CHALLENGE :: Track down each line that has the word "script" and copy it.

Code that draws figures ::
####################
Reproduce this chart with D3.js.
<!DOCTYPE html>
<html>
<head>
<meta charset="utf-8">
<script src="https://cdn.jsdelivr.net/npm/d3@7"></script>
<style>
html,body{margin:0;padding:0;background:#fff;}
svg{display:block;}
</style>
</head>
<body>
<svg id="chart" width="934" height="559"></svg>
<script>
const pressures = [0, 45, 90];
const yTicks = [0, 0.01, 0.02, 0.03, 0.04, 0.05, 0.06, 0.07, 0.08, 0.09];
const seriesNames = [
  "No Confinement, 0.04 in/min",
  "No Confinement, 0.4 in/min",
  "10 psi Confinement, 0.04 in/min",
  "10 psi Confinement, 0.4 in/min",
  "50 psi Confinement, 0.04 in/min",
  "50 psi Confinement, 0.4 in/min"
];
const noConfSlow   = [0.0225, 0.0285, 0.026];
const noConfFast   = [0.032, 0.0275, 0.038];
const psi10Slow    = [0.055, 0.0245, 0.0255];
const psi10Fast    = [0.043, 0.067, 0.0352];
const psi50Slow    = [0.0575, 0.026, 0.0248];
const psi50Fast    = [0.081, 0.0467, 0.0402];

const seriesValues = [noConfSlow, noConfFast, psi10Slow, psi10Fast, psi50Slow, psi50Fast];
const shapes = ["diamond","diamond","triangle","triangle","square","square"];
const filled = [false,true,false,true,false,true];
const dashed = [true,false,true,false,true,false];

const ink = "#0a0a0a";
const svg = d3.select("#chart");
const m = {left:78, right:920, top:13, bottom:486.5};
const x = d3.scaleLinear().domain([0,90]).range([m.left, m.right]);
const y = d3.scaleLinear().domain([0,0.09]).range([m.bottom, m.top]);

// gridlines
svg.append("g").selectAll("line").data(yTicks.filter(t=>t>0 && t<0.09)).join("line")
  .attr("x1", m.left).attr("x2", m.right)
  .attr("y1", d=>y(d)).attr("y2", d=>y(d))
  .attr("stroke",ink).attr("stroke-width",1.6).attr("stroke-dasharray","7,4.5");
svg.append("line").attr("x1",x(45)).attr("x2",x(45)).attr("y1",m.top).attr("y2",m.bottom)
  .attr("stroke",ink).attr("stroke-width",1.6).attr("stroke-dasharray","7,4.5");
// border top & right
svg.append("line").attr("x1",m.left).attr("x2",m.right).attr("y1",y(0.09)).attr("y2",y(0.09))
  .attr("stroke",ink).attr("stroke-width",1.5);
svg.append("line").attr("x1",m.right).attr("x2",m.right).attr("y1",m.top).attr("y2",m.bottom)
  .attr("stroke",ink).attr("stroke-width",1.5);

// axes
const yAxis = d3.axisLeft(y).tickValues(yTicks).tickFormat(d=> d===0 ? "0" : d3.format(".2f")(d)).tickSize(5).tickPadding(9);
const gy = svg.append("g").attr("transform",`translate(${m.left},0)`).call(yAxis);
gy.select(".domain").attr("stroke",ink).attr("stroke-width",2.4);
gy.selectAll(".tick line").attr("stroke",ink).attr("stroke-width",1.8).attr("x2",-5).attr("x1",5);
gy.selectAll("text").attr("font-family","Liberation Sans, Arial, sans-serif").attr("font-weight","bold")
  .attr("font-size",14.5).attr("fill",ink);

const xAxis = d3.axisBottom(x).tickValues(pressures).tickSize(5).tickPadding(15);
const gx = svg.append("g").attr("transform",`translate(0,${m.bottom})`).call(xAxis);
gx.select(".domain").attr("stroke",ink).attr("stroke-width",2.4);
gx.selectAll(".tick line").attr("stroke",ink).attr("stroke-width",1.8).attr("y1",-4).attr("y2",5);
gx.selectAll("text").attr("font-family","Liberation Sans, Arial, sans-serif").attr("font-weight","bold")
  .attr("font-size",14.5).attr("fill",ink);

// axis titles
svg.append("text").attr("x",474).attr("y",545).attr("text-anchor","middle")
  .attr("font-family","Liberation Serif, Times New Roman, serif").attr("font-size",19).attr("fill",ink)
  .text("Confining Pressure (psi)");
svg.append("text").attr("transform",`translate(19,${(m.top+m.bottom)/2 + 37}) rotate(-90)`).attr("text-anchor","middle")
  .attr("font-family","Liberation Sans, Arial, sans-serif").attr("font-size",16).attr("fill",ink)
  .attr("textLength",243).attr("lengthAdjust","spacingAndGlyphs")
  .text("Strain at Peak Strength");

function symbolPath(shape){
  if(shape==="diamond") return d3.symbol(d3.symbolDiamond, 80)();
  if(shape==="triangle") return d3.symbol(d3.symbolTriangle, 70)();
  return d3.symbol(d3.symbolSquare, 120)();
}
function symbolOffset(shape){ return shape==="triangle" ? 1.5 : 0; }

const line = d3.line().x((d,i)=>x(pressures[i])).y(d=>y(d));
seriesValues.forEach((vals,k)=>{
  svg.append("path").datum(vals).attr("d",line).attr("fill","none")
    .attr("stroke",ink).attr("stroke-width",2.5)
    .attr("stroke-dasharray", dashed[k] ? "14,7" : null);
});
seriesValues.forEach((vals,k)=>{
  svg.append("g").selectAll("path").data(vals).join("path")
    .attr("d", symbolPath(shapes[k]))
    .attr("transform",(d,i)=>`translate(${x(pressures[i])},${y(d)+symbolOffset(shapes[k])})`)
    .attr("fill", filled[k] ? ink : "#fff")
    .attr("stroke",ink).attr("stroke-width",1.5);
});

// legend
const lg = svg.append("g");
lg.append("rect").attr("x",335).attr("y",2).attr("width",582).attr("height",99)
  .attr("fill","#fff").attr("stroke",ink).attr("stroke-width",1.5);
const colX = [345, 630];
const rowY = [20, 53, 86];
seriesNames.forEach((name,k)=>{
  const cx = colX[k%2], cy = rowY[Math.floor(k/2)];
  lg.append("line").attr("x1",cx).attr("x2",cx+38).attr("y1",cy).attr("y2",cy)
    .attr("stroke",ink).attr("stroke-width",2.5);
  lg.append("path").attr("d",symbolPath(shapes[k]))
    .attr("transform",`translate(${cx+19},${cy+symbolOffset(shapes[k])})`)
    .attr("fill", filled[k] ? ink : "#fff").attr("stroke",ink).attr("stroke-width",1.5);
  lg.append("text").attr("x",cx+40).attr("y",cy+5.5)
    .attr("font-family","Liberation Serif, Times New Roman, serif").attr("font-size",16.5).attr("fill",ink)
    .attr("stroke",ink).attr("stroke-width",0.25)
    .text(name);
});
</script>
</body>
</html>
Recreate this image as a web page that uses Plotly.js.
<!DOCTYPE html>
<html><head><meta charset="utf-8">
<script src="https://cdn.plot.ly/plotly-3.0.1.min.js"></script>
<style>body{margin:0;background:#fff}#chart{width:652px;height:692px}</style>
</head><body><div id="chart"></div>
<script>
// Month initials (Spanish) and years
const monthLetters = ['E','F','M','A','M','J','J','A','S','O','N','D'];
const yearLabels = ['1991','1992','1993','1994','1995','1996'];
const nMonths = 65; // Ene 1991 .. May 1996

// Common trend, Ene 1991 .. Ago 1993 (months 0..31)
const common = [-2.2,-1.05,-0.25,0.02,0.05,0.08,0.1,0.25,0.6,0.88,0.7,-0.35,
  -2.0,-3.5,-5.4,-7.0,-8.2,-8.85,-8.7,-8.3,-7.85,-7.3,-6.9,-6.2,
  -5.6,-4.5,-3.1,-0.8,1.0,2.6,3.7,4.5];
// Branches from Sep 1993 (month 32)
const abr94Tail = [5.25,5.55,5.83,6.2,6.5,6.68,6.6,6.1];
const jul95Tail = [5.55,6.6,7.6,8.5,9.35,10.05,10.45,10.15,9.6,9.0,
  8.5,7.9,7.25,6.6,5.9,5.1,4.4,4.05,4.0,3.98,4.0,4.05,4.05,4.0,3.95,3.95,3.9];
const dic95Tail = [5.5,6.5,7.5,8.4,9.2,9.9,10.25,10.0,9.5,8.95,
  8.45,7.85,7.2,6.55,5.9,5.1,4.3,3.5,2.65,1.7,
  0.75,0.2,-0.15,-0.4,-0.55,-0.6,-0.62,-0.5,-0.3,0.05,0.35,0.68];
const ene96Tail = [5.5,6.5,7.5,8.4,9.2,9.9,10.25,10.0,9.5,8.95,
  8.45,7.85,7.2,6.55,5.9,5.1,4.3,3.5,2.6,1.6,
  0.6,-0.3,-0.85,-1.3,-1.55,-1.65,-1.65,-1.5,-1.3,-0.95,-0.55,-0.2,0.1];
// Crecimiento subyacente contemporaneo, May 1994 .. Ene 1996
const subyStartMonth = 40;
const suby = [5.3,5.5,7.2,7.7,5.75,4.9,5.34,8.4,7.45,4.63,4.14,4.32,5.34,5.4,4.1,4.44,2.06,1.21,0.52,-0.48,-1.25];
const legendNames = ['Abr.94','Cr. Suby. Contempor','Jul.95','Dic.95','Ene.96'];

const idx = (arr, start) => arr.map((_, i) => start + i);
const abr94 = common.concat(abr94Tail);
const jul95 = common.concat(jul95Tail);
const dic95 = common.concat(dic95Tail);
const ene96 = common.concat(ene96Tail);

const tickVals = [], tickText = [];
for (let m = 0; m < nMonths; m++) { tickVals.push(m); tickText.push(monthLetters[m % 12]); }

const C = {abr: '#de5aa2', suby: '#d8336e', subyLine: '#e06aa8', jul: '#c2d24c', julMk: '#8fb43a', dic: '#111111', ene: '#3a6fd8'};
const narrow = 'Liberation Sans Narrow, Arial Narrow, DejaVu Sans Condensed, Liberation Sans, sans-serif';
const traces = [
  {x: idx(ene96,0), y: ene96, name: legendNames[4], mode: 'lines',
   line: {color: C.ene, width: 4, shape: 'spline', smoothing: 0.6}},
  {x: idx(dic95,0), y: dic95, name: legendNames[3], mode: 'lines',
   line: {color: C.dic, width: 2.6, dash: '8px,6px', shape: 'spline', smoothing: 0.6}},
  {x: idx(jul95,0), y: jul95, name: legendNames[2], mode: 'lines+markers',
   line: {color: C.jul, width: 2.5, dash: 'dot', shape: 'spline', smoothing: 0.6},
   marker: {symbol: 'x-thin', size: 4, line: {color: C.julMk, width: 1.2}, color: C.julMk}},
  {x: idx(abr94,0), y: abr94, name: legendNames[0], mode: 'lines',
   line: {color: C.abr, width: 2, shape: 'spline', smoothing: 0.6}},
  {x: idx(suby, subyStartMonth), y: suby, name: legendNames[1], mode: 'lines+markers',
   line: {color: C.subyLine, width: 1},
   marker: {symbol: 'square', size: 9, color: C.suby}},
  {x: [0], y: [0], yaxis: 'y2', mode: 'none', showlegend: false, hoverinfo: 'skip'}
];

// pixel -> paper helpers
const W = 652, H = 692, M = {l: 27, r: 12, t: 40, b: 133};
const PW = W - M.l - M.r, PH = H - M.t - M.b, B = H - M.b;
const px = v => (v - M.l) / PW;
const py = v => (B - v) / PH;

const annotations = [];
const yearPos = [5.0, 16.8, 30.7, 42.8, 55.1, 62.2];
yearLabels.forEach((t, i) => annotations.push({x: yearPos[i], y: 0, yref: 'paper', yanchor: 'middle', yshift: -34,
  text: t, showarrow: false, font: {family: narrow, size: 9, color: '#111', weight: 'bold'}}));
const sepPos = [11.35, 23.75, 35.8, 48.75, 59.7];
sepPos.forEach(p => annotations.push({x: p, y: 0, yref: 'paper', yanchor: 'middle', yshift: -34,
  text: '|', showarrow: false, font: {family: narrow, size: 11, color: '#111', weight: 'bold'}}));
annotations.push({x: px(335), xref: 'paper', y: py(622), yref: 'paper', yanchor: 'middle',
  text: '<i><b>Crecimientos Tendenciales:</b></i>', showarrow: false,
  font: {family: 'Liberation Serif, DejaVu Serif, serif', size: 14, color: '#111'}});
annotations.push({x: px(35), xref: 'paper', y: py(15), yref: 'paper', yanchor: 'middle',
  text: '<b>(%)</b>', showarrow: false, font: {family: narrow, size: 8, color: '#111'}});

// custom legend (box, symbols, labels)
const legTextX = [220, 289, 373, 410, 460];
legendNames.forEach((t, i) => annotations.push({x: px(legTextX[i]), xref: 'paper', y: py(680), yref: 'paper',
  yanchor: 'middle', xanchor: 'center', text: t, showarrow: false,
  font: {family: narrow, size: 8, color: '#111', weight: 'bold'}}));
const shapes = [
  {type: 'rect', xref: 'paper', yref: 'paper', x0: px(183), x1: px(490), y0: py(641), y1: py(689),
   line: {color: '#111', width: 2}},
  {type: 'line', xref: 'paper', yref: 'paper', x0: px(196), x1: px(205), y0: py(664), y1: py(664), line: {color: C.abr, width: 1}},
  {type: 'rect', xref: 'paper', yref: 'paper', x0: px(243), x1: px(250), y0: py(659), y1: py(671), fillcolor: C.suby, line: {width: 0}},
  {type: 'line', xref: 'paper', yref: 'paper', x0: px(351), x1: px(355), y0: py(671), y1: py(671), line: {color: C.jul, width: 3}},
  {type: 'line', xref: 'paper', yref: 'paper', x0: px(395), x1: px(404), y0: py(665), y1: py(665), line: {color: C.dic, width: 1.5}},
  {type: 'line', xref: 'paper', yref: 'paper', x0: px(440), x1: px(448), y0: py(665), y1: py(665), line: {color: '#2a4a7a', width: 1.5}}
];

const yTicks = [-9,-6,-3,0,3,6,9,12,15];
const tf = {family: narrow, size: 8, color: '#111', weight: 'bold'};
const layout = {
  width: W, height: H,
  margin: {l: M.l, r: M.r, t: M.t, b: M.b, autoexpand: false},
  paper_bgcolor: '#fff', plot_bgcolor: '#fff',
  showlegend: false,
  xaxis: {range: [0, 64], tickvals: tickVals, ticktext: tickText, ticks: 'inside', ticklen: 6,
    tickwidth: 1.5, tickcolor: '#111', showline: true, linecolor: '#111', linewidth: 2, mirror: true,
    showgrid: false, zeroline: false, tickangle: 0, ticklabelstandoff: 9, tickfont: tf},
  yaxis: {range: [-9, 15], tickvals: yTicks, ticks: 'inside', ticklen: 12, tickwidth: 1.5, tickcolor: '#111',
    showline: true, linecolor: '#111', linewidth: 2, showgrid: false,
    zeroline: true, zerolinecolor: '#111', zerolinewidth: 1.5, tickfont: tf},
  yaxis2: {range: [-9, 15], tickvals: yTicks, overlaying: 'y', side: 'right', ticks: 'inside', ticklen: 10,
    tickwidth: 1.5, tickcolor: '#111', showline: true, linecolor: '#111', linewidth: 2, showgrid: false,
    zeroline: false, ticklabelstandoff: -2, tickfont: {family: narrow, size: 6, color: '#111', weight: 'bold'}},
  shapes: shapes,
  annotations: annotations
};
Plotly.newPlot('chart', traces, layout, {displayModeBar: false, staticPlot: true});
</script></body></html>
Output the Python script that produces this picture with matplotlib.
####################
EXERCISE SOLUTION ::
<script src="https://cdn.jsdelivr.net/npm/d3@7"></script>
<script>
</script>
<script src="https://cdn.plot.ly/plotly-3.0.1.min.js"></script>
<script>
</script></body></html>
Output the Python script that produces this picture with matplotlib.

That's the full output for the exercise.